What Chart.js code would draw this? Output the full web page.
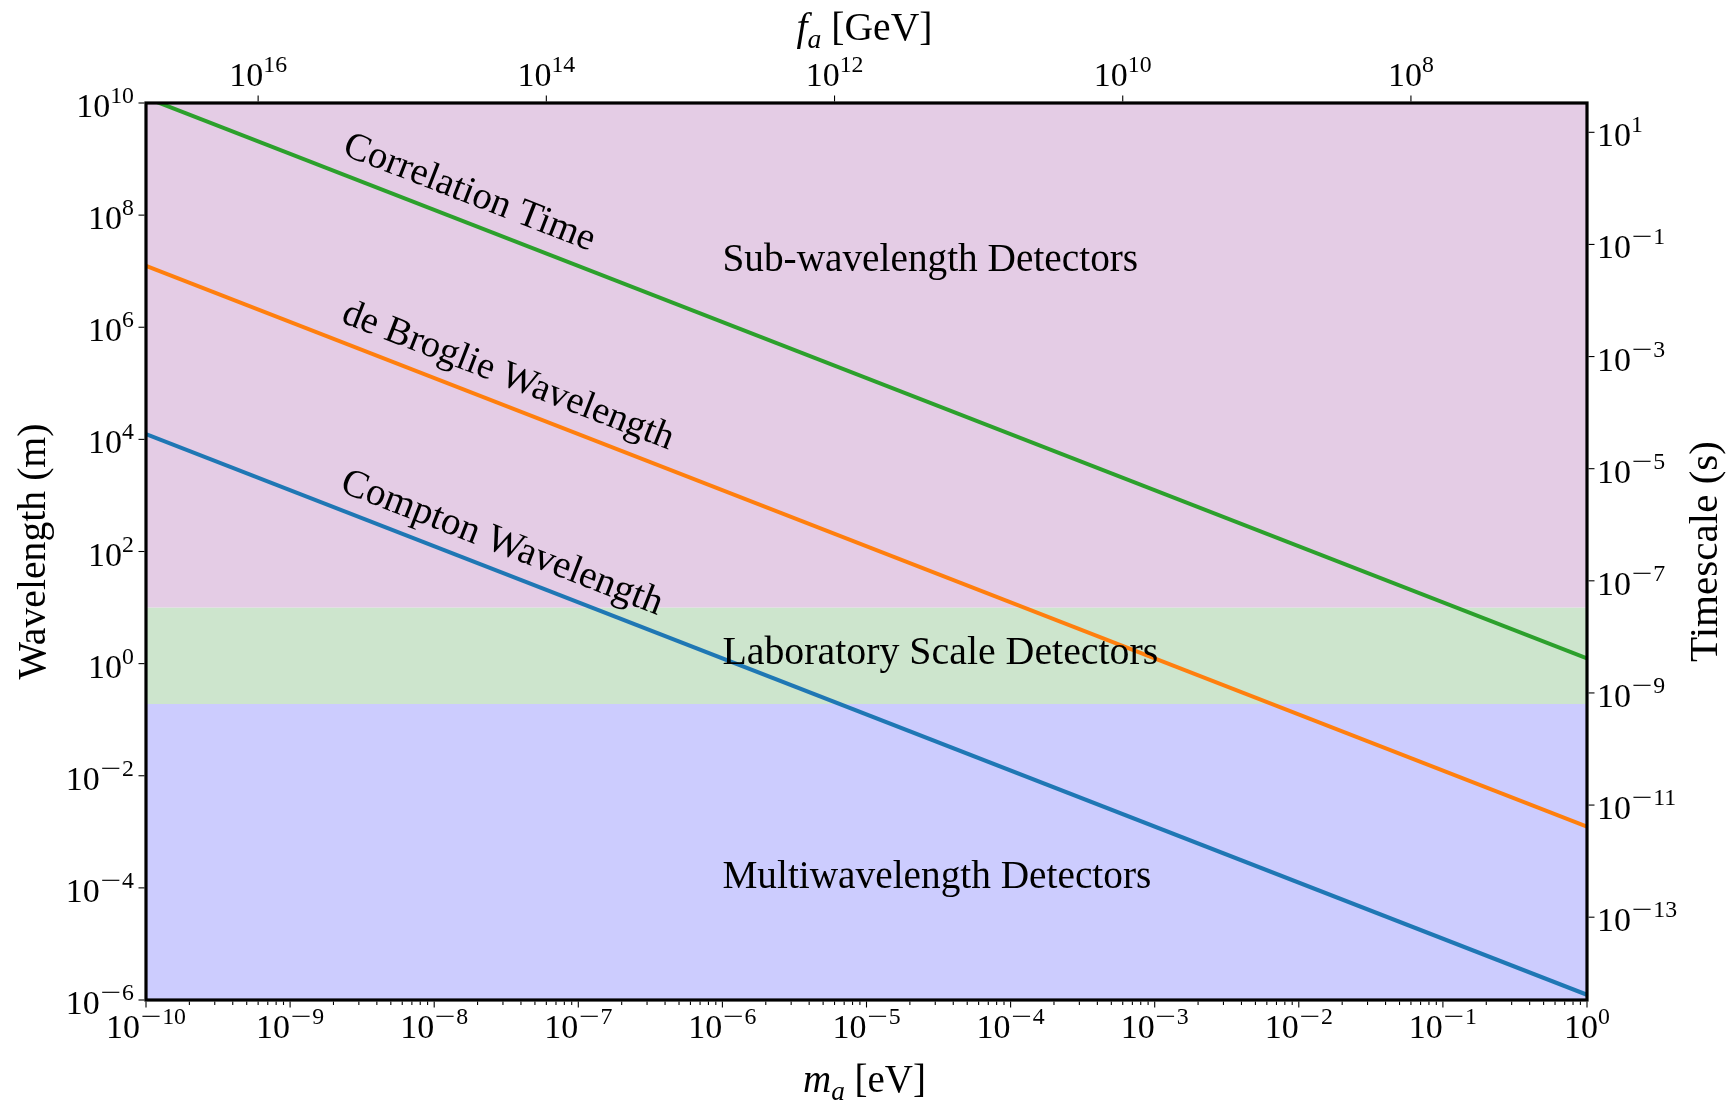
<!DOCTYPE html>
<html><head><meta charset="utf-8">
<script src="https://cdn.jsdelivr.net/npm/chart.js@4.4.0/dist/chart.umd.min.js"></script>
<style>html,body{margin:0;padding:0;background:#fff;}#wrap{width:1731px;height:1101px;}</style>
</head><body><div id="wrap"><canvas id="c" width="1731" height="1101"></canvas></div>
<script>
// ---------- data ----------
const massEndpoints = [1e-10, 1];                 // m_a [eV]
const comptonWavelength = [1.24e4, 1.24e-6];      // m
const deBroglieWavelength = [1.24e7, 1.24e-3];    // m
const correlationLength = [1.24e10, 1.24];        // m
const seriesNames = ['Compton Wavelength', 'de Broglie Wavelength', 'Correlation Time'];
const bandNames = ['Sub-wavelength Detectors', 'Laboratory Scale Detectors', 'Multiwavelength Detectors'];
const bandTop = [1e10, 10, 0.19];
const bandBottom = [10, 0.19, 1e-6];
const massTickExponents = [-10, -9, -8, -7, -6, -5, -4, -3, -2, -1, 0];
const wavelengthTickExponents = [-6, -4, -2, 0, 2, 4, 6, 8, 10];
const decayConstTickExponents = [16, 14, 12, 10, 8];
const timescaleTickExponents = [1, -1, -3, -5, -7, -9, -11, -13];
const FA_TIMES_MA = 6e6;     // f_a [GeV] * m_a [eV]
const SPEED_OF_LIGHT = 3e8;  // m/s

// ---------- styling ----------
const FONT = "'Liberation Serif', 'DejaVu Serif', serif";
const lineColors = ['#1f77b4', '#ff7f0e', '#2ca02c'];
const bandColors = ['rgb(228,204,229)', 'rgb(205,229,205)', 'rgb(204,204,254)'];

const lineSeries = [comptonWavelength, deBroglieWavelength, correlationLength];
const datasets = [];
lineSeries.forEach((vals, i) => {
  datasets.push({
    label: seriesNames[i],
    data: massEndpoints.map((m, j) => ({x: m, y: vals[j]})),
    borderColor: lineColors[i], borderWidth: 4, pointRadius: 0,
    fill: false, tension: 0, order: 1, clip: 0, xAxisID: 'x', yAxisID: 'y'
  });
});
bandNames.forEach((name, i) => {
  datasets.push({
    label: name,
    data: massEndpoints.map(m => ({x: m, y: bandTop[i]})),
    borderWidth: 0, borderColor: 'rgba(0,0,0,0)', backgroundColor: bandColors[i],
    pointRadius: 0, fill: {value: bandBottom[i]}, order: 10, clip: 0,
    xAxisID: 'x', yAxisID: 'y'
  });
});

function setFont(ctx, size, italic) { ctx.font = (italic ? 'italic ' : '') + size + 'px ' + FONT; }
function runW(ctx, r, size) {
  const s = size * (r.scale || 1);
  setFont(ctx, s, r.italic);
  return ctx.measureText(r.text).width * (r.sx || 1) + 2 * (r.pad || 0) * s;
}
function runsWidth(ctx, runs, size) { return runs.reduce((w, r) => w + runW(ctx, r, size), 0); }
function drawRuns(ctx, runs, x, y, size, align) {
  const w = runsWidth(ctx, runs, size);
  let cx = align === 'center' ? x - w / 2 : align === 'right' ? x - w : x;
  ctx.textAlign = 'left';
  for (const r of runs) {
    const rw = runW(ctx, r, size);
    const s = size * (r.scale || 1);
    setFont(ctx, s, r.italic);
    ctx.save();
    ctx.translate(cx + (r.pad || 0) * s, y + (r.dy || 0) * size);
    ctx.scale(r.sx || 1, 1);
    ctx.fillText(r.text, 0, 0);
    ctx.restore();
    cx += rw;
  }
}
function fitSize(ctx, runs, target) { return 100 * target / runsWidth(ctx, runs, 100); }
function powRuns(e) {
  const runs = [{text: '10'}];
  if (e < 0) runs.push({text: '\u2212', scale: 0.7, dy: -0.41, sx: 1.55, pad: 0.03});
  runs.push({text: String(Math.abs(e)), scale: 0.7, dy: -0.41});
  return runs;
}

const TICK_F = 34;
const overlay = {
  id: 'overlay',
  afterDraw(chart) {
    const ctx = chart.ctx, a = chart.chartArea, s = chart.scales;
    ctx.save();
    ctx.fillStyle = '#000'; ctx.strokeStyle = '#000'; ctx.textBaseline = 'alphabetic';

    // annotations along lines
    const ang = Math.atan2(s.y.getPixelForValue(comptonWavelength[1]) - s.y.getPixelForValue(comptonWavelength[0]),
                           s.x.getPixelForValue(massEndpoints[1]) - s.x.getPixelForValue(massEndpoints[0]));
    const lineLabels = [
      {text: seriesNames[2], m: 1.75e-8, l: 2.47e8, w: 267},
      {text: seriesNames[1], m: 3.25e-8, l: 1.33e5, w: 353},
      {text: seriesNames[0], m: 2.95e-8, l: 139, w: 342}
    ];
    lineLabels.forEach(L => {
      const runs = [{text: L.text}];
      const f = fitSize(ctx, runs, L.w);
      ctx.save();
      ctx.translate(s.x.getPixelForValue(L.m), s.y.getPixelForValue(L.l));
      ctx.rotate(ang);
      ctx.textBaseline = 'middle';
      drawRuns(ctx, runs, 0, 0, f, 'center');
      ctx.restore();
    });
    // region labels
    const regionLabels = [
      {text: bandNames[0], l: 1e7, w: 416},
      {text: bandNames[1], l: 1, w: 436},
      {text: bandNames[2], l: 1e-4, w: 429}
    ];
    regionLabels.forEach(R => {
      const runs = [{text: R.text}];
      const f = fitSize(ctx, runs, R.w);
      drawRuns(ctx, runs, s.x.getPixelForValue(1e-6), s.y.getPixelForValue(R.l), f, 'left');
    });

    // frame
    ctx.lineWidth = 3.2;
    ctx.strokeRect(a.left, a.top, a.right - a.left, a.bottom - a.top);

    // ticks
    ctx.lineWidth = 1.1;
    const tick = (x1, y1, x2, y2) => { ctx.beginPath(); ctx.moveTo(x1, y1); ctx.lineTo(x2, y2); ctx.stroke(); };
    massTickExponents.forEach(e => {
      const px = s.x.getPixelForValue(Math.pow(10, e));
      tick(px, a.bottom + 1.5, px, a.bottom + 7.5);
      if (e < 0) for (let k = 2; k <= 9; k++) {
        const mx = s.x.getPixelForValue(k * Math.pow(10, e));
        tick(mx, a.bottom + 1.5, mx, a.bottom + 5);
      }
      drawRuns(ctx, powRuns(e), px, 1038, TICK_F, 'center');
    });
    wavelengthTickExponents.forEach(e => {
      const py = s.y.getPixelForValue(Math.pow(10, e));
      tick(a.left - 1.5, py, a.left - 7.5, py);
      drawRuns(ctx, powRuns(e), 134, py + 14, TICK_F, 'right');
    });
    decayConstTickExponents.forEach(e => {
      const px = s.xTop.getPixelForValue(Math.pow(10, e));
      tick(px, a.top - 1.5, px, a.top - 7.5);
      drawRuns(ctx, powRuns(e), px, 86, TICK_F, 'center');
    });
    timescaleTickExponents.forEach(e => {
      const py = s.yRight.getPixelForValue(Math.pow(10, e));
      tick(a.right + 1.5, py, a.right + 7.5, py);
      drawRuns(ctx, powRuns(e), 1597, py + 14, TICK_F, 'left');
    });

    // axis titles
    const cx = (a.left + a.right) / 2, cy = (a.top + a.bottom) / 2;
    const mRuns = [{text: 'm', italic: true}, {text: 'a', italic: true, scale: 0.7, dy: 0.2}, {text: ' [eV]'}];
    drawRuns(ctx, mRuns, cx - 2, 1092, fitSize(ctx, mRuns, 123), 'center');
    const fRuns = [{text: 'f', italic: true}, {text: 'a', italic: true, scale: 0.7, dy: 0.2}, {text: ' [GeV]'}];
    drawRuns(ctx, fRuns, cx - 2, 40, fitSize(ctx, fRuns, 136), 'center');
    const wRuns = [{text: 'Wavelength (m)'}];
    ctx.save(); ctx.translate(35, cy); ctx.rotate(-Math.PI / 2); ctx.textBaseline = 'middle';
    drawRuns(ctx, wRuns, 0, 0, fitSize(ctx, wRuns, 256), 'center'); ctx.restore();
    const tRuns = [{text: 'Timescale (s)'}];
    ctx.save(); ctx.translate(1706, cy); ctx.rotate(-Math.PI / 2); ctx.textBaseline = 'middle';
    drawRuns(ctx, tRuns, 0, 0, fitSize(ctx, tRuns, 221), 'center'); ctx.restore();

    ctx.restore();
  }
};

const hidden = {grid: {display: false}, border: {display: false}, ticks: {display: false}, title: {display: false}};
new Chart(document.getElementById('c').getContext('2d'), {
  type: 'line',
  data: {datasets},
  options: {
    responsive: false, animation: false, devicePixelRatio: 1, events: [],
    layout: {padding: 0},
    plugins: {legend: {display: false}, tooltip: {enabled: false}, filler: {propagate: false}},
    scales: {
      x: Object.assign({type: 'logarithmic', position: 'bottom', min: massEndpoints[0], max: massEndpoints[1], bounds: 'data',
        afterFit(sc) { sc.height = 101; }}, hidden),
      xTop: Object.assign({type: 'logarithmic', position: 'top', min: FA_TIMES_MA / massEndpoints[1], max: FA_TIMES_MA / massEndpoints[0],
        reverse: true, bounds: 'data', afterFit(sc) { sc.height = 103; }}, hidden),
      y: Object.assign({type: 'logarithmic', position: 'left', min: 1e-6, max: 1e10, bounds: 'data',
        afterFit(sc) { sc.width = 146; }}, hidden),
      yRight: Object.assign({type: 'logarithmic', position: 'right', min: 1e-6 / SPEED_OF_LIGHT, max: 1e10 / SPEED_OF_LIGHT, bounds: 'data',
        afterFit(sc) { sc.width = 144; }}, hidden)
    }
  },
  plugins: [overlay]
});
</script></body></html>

──────────

Brief: Copy nothing but the lines from the top of the data down to the line containing "['rgb(228,204,229)', 'rgb(205,229,205)', 'rgb(204,204,254)'];", and leave the pictures out.

Solution for this problem:
What Chart.js code would draw this? Output the full web page.
<!DOCTYPE html>
<html><head><meta charset="utf-8">
<script src="https://cdn.jsdelivr.net/npm/chart.js@4.4.0/dist/chart.umd.min.js"></script>
<style>html,body{margin:0;padding:0;background:#fff;}#wrap{width:1731px;height:1101px;}</style>
</head><body><div id="wrap"><canvas id="c" width="1731" height="1101"></canvas></div>
<script>
// ---------- data ----------
const massEndpoints = [1e-10, 1];                 // m_a [eV]
const comptonWavelength = [1.24e4, 1.24e-6];      // m
const deBroglieWavelength = [1.24e7, 1.24e-3];    // m
const correlationLength = [1.24e10, 1.24];        // m
const seriesNames = ['Compton Wavelength', 'de Broglie Wavelength', 'Correlation Time'];
const bandNames = ['Sub-wavelength Detectors', 'Laboratory Scale Detectors', 'Multiwavelength Detectors'];
const bandTop = [1e10, 10, 0.19];
const bandBottom = [10, 0.19, 1e-6];
const massTickExponents = [-10, -9, -8, -7, -6, -5, -4, -3, -2, -1, 0];
const wavelengthTickExponents = [-6, -4, -2, 0, 2, 4, 6, 8, 10];
const decayConstTickExponents = [16, 14, 12, 10, 8];
const timescaleTickExponents = [1, -1, -3, -5, -7, -9, -11, -13];
const FA_TIMES_MA = 6e6;     // f_a [GeV] * m_a [eV]
const SPEED_OF_LIGHT = 3e8;  // m/s

// ---------- styling ----------
const FONT = "'Liberation Serif', 'DejaVu Serif', serif";
const lineColors = ['#1f77b4', '#ff7f0e', '#2ca02c'];
const bandColors = ['rgb(228,204,229)', 'rgb(205,229,205)', 'rgb(204,204,254)'];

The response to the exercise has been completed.